OTTAWA -- The Canadian Trucking Alliance is getting the same taste of carbon its BC counterpart swallowed earlier this year, and it doesn't like it.
The CTA was quick to respond after federal opposition leader Stephane Dion introduced his party's carbon tax plan last week.
"While the devil is always in the details," says CTA’s CEO, David Bradley," the last thing the trucking industry needs is more tax on diesel fuel; with diesel fuel prices at record highs and fuel overtaking labor as the number one component of operating cost the trucking industry does not need further price signals from government to know that improving fuel efficiency and thereby reducing GHG emissions is a good thing.”
Like the plan implemented in B.C., the tax is allegedly “revenue-neutral." It proposes to shift part of the burden of taxation away from income and towards pollution, putting into law that every dollar that is raised from taxing carbon pollution be returned to Canadians in tax cuts or through increased spending for certain social programs. The plan will likely be the centerpiece of the federal Liberals’ next election platform.
Prime Minister has since called the plan "bad economics" and said Canadians would get "screwed" if the opposition Liberals ever get a chance to implement it.
The carbon tax will apply to home heating oil, jet fuel, kerosene, natural gas, propane, coal and diesel fuel.
The initial price for carbon will be set at $10 per tonne of greenhouse gas emissions and will rise by an additional $10 per tonne each year, totaling $40 per tonne within four years.
Carbon taxes are purportedly revenue neutral. But
not for you guys who need to burn fuel to make a living
Gasoline, oddly enough, would not be subject to a carbon tax because the current federal excise tax on gasoline of 10 cents per liter is supposedly equivalent to $42 per tonne of GHG.
In addition, since diesel and aviation fuel are already taxed at four cents per liter, the carbon tax on these fuels would see no increase in the first year of the plan. In the examples provided in the plan, the federal tax on diesel fuel would rise by an additional 7 cents per liter by the fourth year -- or 4.9 percent compared to current prices, CTA explains in a press release.
"I appreciate the theoretical underpinning of a carbon tax, of pricing externalities. I could probably even design a carbon tax that the trucking industry would find palatable and that would actually help the industry improve its fuel efficiency, but this plan will simply make freight transportation in Canada more expensive, impairing Canada’s competitiveness and impeding investment in fuel efficiency," said Bradley, who is an economist by trade.

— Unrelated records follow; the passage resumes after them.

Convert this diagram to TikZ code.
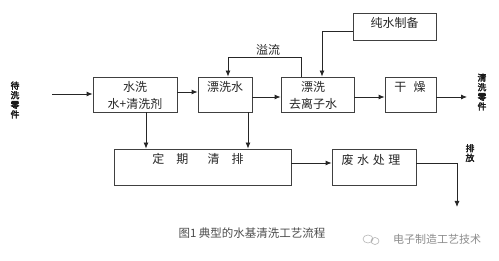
\documentclass[tikz,border=0pt]{standalone}
\usepackage{fontspec}
\newfontfamily\cjk{Noto Sans CJK SC}
\newfontfamily\cjkb[FakeBold=3]{Noto Sans CJK SC}
\usetikzlibrary{arrows.meta}
\begin{document}
\begin{tikzpicture}[x=1pt,y=-1pt,
  box/.style={draw=black!75,line width=0.8pt,inner sep=0pt},
  lbl/.style={font=\cjk\fontsize{12}{14}\selectfont,inner sep=0pt,text=black!85},
  vlbl/.style={font=\cjkb\fontsize{8.8}{9.6}\selectfont,inner sep=0pt,align=center,text=black!90},
  arr/.style={draw=black!85,line width=0.8pt,-{Latex[length=6pt,width=5pt]}},
  ln/.style={draw=black!85,line width=0.8pt}]
\useasboundingbox (0,0) rectangle (499,261);
% boxes
\node[box,minimum width=84pt,minimum height=35pt] (wash) at (135,94.5) {};
\node[box,minimum width=54pt,minimum height=35pt] (rinse1) at (225,94.5) {};
\node[box,minimum width=73pt,minimum height=35pt] (rinse2) at (317.5,94.5) {};
\node[box,minimum width=51pt,minimum height=35pt] (dry) at (410.5,94.5) {};
\node[box,minimum width=83pt,minimum height=27pt] (pure) at (394.5,26.5) {};
\node[box,minimum width=177pt,minimum height=36pt] (regular) at (202.5,167) {};
\node[box,minimum width=84pt,minimum height=36pt] (waste) at (374,167) {};
% texts
\node[lbl] (t1) at (135,87) {水洗};
\node[lbl] (t2) at (135,103.5) {水+清洗剂};
\node[lbl] (t3) at (225,87) {漂洗水};
\node[lbl] (t4) at (313,87) {漂洗};
\node[lbl] (t5) at (313,104) {去离子水};
\node[lbl] (t6) at (410,87) {干\hspace{0.6em}燥};
\node[lbl] (t7) at (394.5,23) {纯水制备};
\node[lbl] (t8) at (198,159) {定\hspace{1em}期\hspace{1.6em}清\hspace{1em}排};
\node[lbl] (t9) at (371,160) {废\hspace{0.3em}水\hspace{0.3em}处\hspace{0.3em}理};
\node[lbl] (t10) at (268,50) {溢流};
\node[vlbl] (vin) at (15,100) {待\\洗\\零\\件};
\node[vlbl] (vout) at (482,92) {清\\洗\\零\\件};
\node[vlbl] (vdis) at (470,153) {排\\放};
\node[font=\cjk\fontsize{11.5}{13}\selectfont,text=black!70,inner sep=0pt] (cap) at (252,233) {图1 典型的水基清洗工艺流程};
\node[font=\cjk\fontsize{11}{13}\selectfont,text=black!45,inner sep=0pt] (wm) at (437,239) {电子制造工艺技术};
\draw[black!30,line width=0.6pt] (368,239) ellipse (5pt and 4pt) (375,241) ellipse (4pt and 3.5pt);
% coordinates
\coordinate (inL) at (52,94);
\coordinate (outR) at (467,97);
\coordinate (ya) at (0,92);
\coordinate (yb) at (0,97);
\coordinate (yp) at (0,31);
\coordinate (xp) at (322,0);
\coordinate (ov1) at (301,57);
\coordinate (ov2) at (228,57);
\coordinate (xw) at (146,0);
\coordinate (xr) at (248,0);
\coordinate (yc) at (0,163);
\coordinate (dis1) at (457,163);
\coordinate (dis2) at (457,207);
% connectors
\draw[arr] (inL) -- (inL-|wash.west);
\draw[arr] (wash.east|-ya) -- (rinse1.west|-ya);
\draw[arr] (rinse1.east|-yb) -- (rinse2.west|-yb);
\draw[arr] (rinse2.east|-yb) -- (dry.west|-yb);
\draw[arr] (dry.east|-yb) -- (outR);
\draw[arr] (pure.west|-yp) -| (rinse2.north-|xp);
\draw[arr] (rinse2.north-|ov1) -- (ov1) -- (ov2) -- (rinse1.north-|ov2);
\draw[arr] (wash.south-|xw) -- (regular.north-|xw);
\draw[arr] (rinse1.south-|xr) -- (regular.north-|xr);
\draw[arr] (regular.east|-yc) -- (waste.west|-yc);
\draw[ln] (waste.east|-yc) -- (dis1);
\draw[arr] (dis1) -- (dis2);
\end{tikzpicture}
\end{document}
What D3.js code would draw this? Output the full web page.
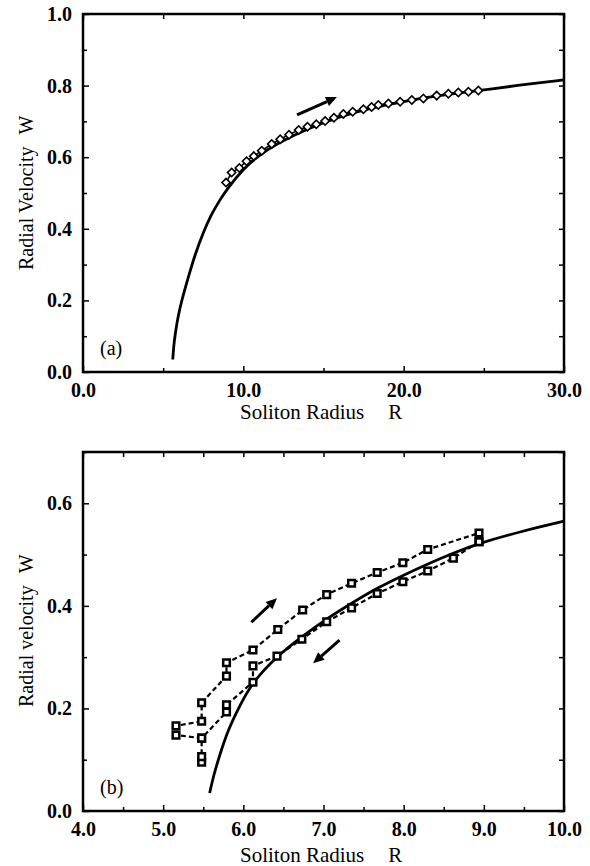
<!DOCTYPE html>
<html>
<head>
<meta charset="utf-8">
<script src="https://cdn.jsdelivr.net/npm/d3@7"></script>
<style>
body { margin: 0; background: #fff; }
svg text { font-family: "Liberation Serif", "Times New Roman", Times, serif; fill: #000; }
.tick text { font-weight: bold; font-size: 20px; }
</style>
</head>
<body>
<div id="chart"></div>
<script>
// panel (a) - theory curve and simulation points (R, W)
var curveA = [[5.6, 0.035], [5.65, 0.07], [5.76, 0.11], [5.95, 0.16], [6.16, 0.20], [6.5, 0.255],
    [7.0, 0.33], [7.5, 0.39], [8.0, 0.44], [8.5, 0.478], [9.0, 0.512], [10, 0.568], [11, 0.606],
    [12, 0.636], [14, 0.68], [16, 0.713], [18, 0.738], [20, 0.756], [22, 0.771], [24.7, 0.786],
    [27, 0.80], [30, 0.816]];
var diamondsA = [[8.92, 0.529], [9.27, 0.557], [9.75, 0.570], [10.2, 0.589], [10.65, 0.603], [11.15, 0.618],
    [11.77, 0.637], [12.3, 0.650], [12.85, 0.663], [13.45, 0.676], [14.0, 0.685], [14.55, 0.692],
    [15.1, 0.701], [15.65, 0.710], [16.24, 0.721], [16.82, 0.727], [17.49, 0.734], [18.0, 0.740],
    [18.42, 0.746], [19.05, 0.750], [19.78, 0.755], [20.51, 0.760], [21.23, 0.764], [22.06, 0.772],
    [22.79, 0.777], [23.41, 0.781], [24.04, 0.783], [24.66, 0.786]];
var arrowsA = [[13.35, 0.718, 15.84, 0.768]];
var xTicksA = [0, 10, 20, 30];
var xMinorA = [5, 15, 25];
var yTicksA = [0, 0.2, 0.4, 0.6, 0.8, 1.0];
var yMinorA = [0.1, 0.3, 0.5, 0.7, 0.9];

// panel (b)
var curveB = [[5.58, 0.035], [5.63, 0.07], [5.70, 0.106], [5.80, 0.155], [5.96, 0.207], [6.11, 0.25],
    [6.42, 0.302], [6.73, 0.34], [7.04, 0.375], [7.35, 0.405], [7.67, 0.435], [8.0, 0.46],
    [8.29, 0.481], [8.62, 0.503], [8.94, 0.522], [9.46, 0.545], [10, 0.565]];
var outwardB = [[5.48, 0.095], [5.48, 0.106], [5.48, 0.142], [5.16, 0.148], [5.16, 0.166], [5.48, 0.175],
    [5.48, 0.211], [5.79, 0.263], [5.79, 0.289], [6.12, 0.314], [6.43, 0.354], [6.74, 0.392],
    [7.04, 0.422], [7.35, 0.444], [7.67, 0.465], [7.99, 0.484], [8.30, 0.510], [8.94, 0.542], [8.94, 0.525]];
var returnB = [[8.94, 0.525], [8.62, 0.493], [8.30, 0.468], [7.99, 0.447], [7.67, 0.424], [7.35, 0.396],
    [7.04, 0.369], [6.73, 0.335], [6.42, 0.302], [6.12, 0.283], [6.12, 0.251], [5.79, 0.207],
    [5.79, 0.193], [5.48, 0.142]];
var arrowsB = [[6.10, 0.368, 6.42, 0.415], [7.20, 0.333, 6.87, 0.288]];
var xTicksB = [4, 5, 6, 7, 8, 9, 10];
var xMinorB = [4.5, 5.5, 6.5, 7.5, 8.5, 9.5];
var yTicksB = [0, 0.2, 0.4, 0.6];
var yMinorB = [0.1, 0.3, 0.5, 0.7];

var serif = '"Liberation Serif", "Times New Roman", Times, serif';

var svg = d3.select("#chart")
    .append("svg")
    .attr("width", 590)
    .attr("height", 866)
    .attr("font-family", serif);

function drawArrow(g, x1, y1, x2, y2) {
    var ang = Math.atan2(y2 - y1, x2 - x1);
    var headLen = 11, headW = 5;
    var bx = x2 - headLen * Math.cos(ang), by = y2 - headLen * Math.sin(ang);
    g.append("line")
        .attr("x1", x1).attr("y1", y1)
        .attr("x2", bx).attr("y2", by)
        .attr("stroke", "#000")
        .attr("stroke-width", 3);
    var px = -Math.sin(ang) * headW, py = Math.cos(ang) * headW;
    g.append("path")
        .attr("d", "M" + x2 + "," + y2 + "L" + (bx + px) + "," + (by + py) + "L" + (bx - px) + "," + (by - py) + "Z")
        .attr("fill", "#000");
}

function drawPanel(cfg) {
    var x = d3.scaleLinear().domain(cfg.xDomain).range([cfg.left, cfg.right]);
    var y = d3.scaleLinear().domain(cfg.yDomain).range([cfg.bottom, cfg.top]);
    var g = svg.append("g");
    var fmt = d3.format(".1f");

    // ticks pointing inward on all four sides
    g.append("g").attr("transform", "translate(0," + cfg.bottom + ")")
        .call(d3.axisBottom(x).tickValues(cfg.xTicks).tickSize(-6).tickPadding(11).tickFormat(fmt));
    g.append("g").attr("transform", "translate(0," + cfg.bottom + ")")
        .call(d3.axisBottom(x).tickValues(cfg.xMinor).tickSize(-4).tickFormat(""));
    g.append("g").attr("transform", "translate(0," + cfg.top + ")")
        .call(d3.axisTop(x).tickValues(cfg.xTicks.concat(cfg.xMinor)).tickSize(-5).tickFormat(""));
    g.append("g").attr("transform", "translate(" + cfg.left + ",0)")
        .call(d3.axisLeft(y).tickValues(cfg.yTicks).tickSize(-6).tickPadding(11).tickFormat(fmt));
    g.append("g").attr("transform", "translate(" + cfg.left + ",0)")
        .call(d3.axisLeft(y).tickValues(cfg.yMinor).tickSize(-4).tickFormat(""));
    g.append("g").attr("transform", "translate(" + cfg.right + ",0)")
        .call(d3.axisRight(y).tickValues(cfg.yTicks.concat(cfg.yMinor)).tickSize(-5).tickFormat(""));
    g.selectAll(".domain").remove();
    g.selectAll("g").attr("font-family", serif);
    g.selectAll(".tick line").attr("stroke", "#000").attr("stroke-width", 1.5);
    g.selectAll(".tick text").attr("fill", "#000");

    g.append("rect")
        .attr("x", cfg.left).attr("y", cfg.top)
        .attr("width", cfg.right - cfg.left).attr("height", cfg.bottom - cfg.top)
        .attr("fill", "none").attr("stroke", "#000").attr("stroke-width", 2.5);

    var line = d3.line().x(d => x(d[0])).y(d => y(d[1]));

    g.append("path")
        .datum(cfg.curve)
        .attr("d", d3.line().x(d => x(d[0])).y(d => y(d[1])).curve(d3.curveBasis))
        .attr("fill", "none").attr("stroke", "#000").attr("stroke-width", 2.8);

    cfg.extra(g, x, y, line);

    cfg.arrows.forEach(function (a) {
        drawArrow(g, x(a[0]), y(a[1]), x(a[2]), y(a[3]));
    });

    // axis titles
    g.append("text")
        .attr("x", cfg.xLabelX).attr("y", cfg.bottom + cfg.xLabelDy)
        .attr("font-size", 21)
        .text("Soliton Radius")
        .append("tspan").attr("dx", 24).text("R");

    g.append("text")
        .attr("transform", "translate(33," + cfg.yLabelY + ") rotate(-90)")
        .attr("font-size", 20)
        .text(cfg.yLabel)
        .append("tspan").attr("dx", 12).text("W");

    g.append("text")
        .attr("x", cfg.left + 17).attr("y", cfg.bottom - 17)
        .attr("font-size", 20)
        .text(cfg.tag);
}

drawPanel({
    left: 83, right: 564, top: 14, bottom: 372,
    xDomain: [0, 30], yDomain: [0, 1],
    xTicks: xTicksA, xMinor: xMinorA, yTicks: yTicksA, yMinor: yMinorA,
    curve: curveA, arrows: arrowsA,
    xLabelX: 240, xLabelDy: 47, yLabelY: 270, yLabel: "Radial Velocity", tag: "(a)",
    extra: function (g, x, y, line) {
        g.append("path")
            .datum(diamondsA)
            .attr("d", line)
            .attr("fill", "none").attr("stroke", "#000").attr("stroke-width", 1.6);
        g.selectAll(".dia")
            .data(diamondsA)
            .enter().append("path")
            .attr("class", "dia")
            .attr("d", d3.symbol().type(d3.symbolSquare).size(34))
            .attr("transform", d => "translate(" + x(d[0]) + "," + y(d[1]) + ") rotate(45)")
            .attr("fill", "#fff").attr("stroke", "#000").attr("stroke-width", 1.6);
    }
});

drawPanel({
    left: 83, right: 564, top: 452, bottom: 811,
    xDomain: [4, 10], yDomain: [0, 0.7],
    xTicks: xTicksB, xMinor: xMinorB, yTicks: yTicksB, yMinor: yMinorB,
    curve: curveB, arrows: arrowsB,
    xLabelX: 240, xLabelDy: 51, yLabelY: 707, yLabel: "Radial velocity", tag: "(b)",
    extra: function (g, x, y, line) {
        [outwardB, returnB].forEach(function (s) {
            g.append("path")
                .datum(s)
                .attr("d", line)
                .attr("fill", "none").attr("stroke", "#000")
                .attr("stroke-width", 2.2).attr("stroke-dasharray", "5,3");
        });
        g.selectAll(".sq")
            .data(outwardB.concat(returnB))
            .enter().append("path")
            .attr("class", "sq")
            .attr("d", d3.symbol().type(d3.symbolSquare).size(44))
            .attr("transform", d => "translate(" + x(d[0]) + "," + y(d[1]) + ")")
            .attr("fill", "#fff").attr("stroke", "#000").attr("stroke-width", 2.5);
    }
});
</script>
</body>
</html>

"We already have the four cent a liter federal excise tax on diesel fuel, which serves no policy purpose whatsoever, other than to raise cash for the federal government. They could, for example, make that tax a carbon tax, and earmark the revenues generated by it to assisting the industry in its efforts to accelerate the penetration of the new generation of smog-free trucks and fuel efficiency technologies into the marketplace,” he said, adding that is what the association's "enviroTruck" initiative is all about.
"There is no tax neutrality for truckers in this plan," Bradley contends.
The plan itself estimates that the end of the fourth year “the average freight trucker’s total annual operating expenses (will be increased by) approximately $1,700 per year.”
"The tax system is geared to providing incentives to other industries, not trucking,” Bradley contends.
The Liberals' tax plan, dubbed Green Shift, is silent on how or if it intends to collect the carbon tax from U.S. carriers. It is possible that US trucks will be exempt which will exacerbate the tough competitive position that Canadian truckers are already in, given the high dollar and shrinking trade surplus.
"A carbon tax that applies only to Canadian trucks would have a profound impact on our industry’s competitiveness and would do nothing for the environment," Bradley says.